Lithe Annette, a schoolteacher
in Montevideo, is Franco’s partner in the adventure of life. Leaning across
him, she adds, “As teenagers, we dreamt of Patagonia. We saved for a year,
trained for over three months, to climb Cerro Fitz Roy from El Chalten. It is 3359
metres high.’
Tuning in to their dreams,
I cue in to my bank-busting, 99-day solo trip through Argentina, Chile.
Bolivia, Peru, Ecuador, El Salvador and Brazil. It is my gift to myself to
celebrate my sixtieth year of life. Never a checklist tourist, I have been breathing
in perfect moments as a traveller with a smattering of Spanish. But I have consciously
opted out of treks ever since a close encounter with the ever after in Ladakh’s
stark Markha Valley in September 2009.
Like the young
Uruguayans, I have dreamt of Patagonia since I was a child. Ever since my Baba
played us 78 r.p.m. records on a turntable, tuning us in to samba and tango.
Who, I wondered, made such vibrant music, a far cry from Rabindra Sangeet or baul songs? That inspired my month in Argentina
(‘the land of silver’). That is why I am aboard Aerolineas Argentina flight AR
1694, slated to touch down at El Calafate at 1530 hours.
‘Did you know that the
Southern Patagonian Ice Field, where the Perito Moreno is, covers 16,800 sq. km.?
It is 355 km. long and 48 km wide,’ Annette reads, flipping through the in-flight
magazine. ‘About 18,000 years ago, a thick sheet of ice covered southern
Argentina and Chile, right across the Andes range. Perhaps over 480,000 sq.
km.’ It teases my mind.
A gasp surfaces when I
walk towards the small airport from the plane. For Lago Argentino lies close to
the runway, its placid waters shimmering in over 50 shades of blue. It captures
my eye, my imagination, my heart. I send a wish into the universe: please could
I take a boat trip on this lake before I fly to Ushuaia in Tierra del Fuego,
the southernmost city on earth. But how?
Conscious of my shoestring
budget, I head for my confirmed dormitory bed in the log-cabin style Calafate Hostel
at Gobernador Moyano 1226. The bed linen is freshly laundered; the hot water
showers are clean and dry – and I have no fellow occupants till the next night.
The Isabel restaurant downstairs (named after a risqué Argentinian actress of
the 1970s) has a quirky wall of wine, with unsubtle price tags and an upmarket
menu.

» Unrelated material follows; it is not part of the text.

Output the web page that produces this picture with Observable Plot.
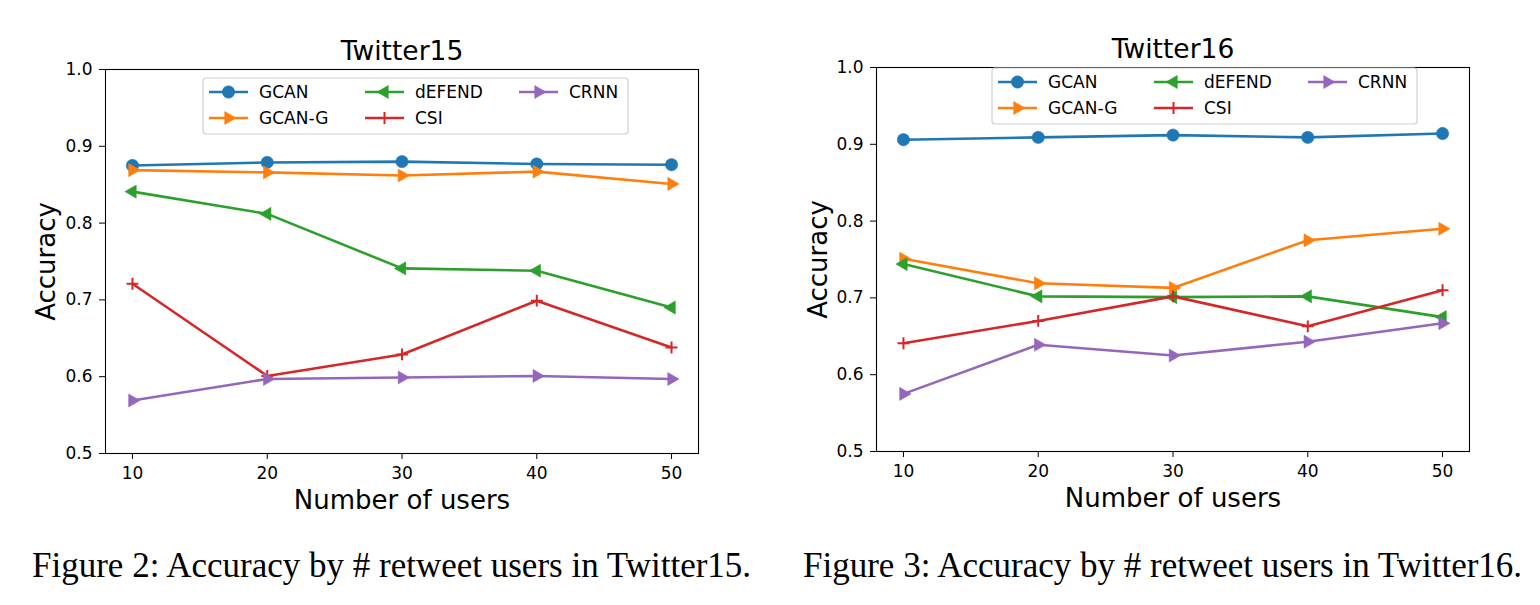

By night, its discotheque attracts mainly restless, young Caucasians.
El Calafate is at the
height of its November tourist season (the topsy-turvy seasons of the southern
hemisphere charm me, as an Indian passing through). Spanish, with a dash of
English and German, throngs the air. I dart into a store that sells handwoven,
woollen ponchos. My fingers travel over one in bright purple, red and orange. The
proprietress persuades me to try it on, her dancing, dark eyes a perfect match
for her ear- hoops. Its giant folds overwhelm me, so I decline with dignity. How
about Argentina’s national stone, the Rosa de Inca or rodocrosita, ranging from pale pink to rose red? If I buy the
necklace, I may have to skip more than one meal on this trip. I resist. By 8.30
p.m., the sunset-streaked sky is poncho-bright with oranges, purples and reds.
Choripan!
reads a board in front of a takeaway outlet, accompanied by an irresistible
aroma. In seconds, I discover the Argentinian first cousin to a hot dog, with a
chorizo sausage sandwiched in pan or
bread. I choose one dripping mustard and pickled onions. Every bite warms me up
as I hurry towards a sound, dreamless sleep.
Perky and caffeinated
by 7 a.m., the Viator adventure agency bus picks me up from the hostel reception.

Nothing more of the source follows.